* Exercise
Leave the pictures out and retype the lines from the beginning through the line with "temp = np.arange(-2, 25.01, 0.5)", both ends included.

=======

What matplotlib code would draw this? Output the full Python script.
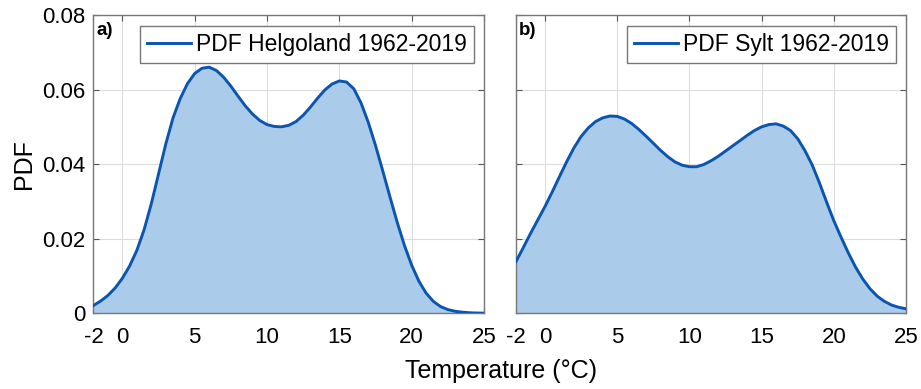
import numpy as np
import matplotlib
matplotlib.use('Agg')
from matplotlib import pyplot as plt

plt.rcParams['font.family'] = ['Liberation Sans', 'DejaVu Sans']
plt.rcParams['axes.unicode_minus'] = False

# temperature grid (deg C) and PDF values
temp = np.arange(-2, 25.01, 0.5)

pdf_helgoland = [0.0021, 0.0033, 0.0048, 0.0068, 0.0094, 0.0127, 0.0169, 0.0224,
                 0.0294, 0.0374, 0.0454, 0.0524, 0.0576, 0.0616, 0.0643, 0.0657,
                 0.0660, 0.0651, 0.0633, 0.0609, 0.0582, 0.0556, 0.0534, 0.0517,
                 0.0506, 0.0501, 0.0500, 0.0504, 0.0514, 0.0531, 0.0553, 0.0577,
                 0.0599, 0.0615, 0.0623, 0.0620, 0.0602, 0.0564, 0.0512, 0.0450,
                 0.0382, 0.0312, 0.0244, 0.0182, 0.0129, 0.0086, 0.0054, 0.0032,
                 0.0018, 0.0010, 0.00055, 0.0003, 0.00015, 0.00008, 0.00004]

pdf_sylt = [0.0139, 0.0176, 0.0214, 0.0250, 0.0286, 0.0325, 0.0366, 0.0406,
            0.0443, 0.0474, 0.0497, 0.0514, 0.0524, 0.0529, 0.0528, 0.0521,
            0.0509, 0.0493, 0.0475, 0.0456, 0.0437, 0.0420, 0.0406, 0.0397,
            0.0393, 0.0393, 0.0399, 0.0409, 0.0421, 0.0435, 0.0449, 0.0463,
            0.0477, 0.0490, 0.0500, 0.0506, 0.0508, 0.0502, 0.0490, 0.0468,
            0.0436, 0.0398, 0.0350, 0.0298, 0.0248, 0.0204, 0.0162, 0.0124,
            0.0092, 0.0066, 0.0046, 0.0032, 0.0022, 0.0016, 0.0012]

labels = ['PDF Helgoland 1962-2019', 'PDF Sylt 1962-2019']
panels = ['a)', 'b)']
xticks = [-2, 0, 5, 10, 15, 20, 25]
yticks = [0, 0.02, 0.04, 0.06, 0.08]

line_col = '#0a55b0'
fill_col = '#abcbea'

fig = plt.figure(figsize=(9.21, 3.89), dpi=100)
ax1 = fig.add_axes([0.1015, 0.1946, 0.4240, 0.767])
ax2 = fig.add_axes([0.5603, 0.1946, 0.4235, 0.767])

for ax, pdf, lab, pl in zip([ax1, ax2], [pdf_helgoland, pdf_sylt], labels, panels):
    ax.fill_between(temp, pdf, 0, color=fill_col, lw=0, zorder=1)
    ax.plot(temp, pdf, color=line_col, lw=2.1, label=lab, zorder=3,
            solid_joinstyle='round')
    ax.set_xlim(-2, 25)
    ax.set_ylim(0, 0.08)
    ax.set_xticks(xticks)
    ax.set_yticks(yticks)
    ax.set_yticklabels(['0', '0.02', '0.04', '0.06', '0.08'])
    ax.grid(True, color='#dcdcdc', lw=0.8, zorder=0)
    ax.set_axisbelow(True)
    ax.tick_params(direction='in', length=4, width=0.8, top=True, right=True,
                   labelsize=16, color='#555555')
    ax.tick_params(axis='x', pad=10)
    ax.tick_params(axis='y', pad=6)
    for s in ax.spines.values():
        s.set_color('#777777')
        s.set_linewidth(1)
    ax.text(0.007, 0.978, pl, transform=ax.transAxes, fontsize=13.5,
            fontweight='bold', ha='left', va='top')
    leg = ax.legend(loc='upper right', bbox_to_anchor=(0.975, 0.963), fontsize=16.5,
                    handlelength=1.9, handletextpad=0.25, borderpad=0.3,
                    borderaxespad=0, fancybox=False, framealpha=1)
    leg.get_frame().set_edgecolor('#777777')
    leg.get_frame().set_linewidth(1)

ax2.set_yticklabels([])
ax1.set_ylabel('PDF', fontsize=18, labelpad=4)
fig.text(0.5445, 0.047, 'Temperature (°C)', fontsize=18, ha='center', va='center')

plt.savefig('out.png', dpi=100)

=======

* Written answer
What matplotlib code would draw this? Output the full Python script.
import numpy as np
import matplotlib
matplotlib.use('Agg')
from matplotlib import pyplot as plt

plt.rcParams['font.family'] = ['Liberation Sans', 'DejaVu Sans']
plt.rcParams['axes.unicode_minus'] = False

# temperature grid (deg C) and PDF values
temp = np.arange(-2, 25.01, 0.5)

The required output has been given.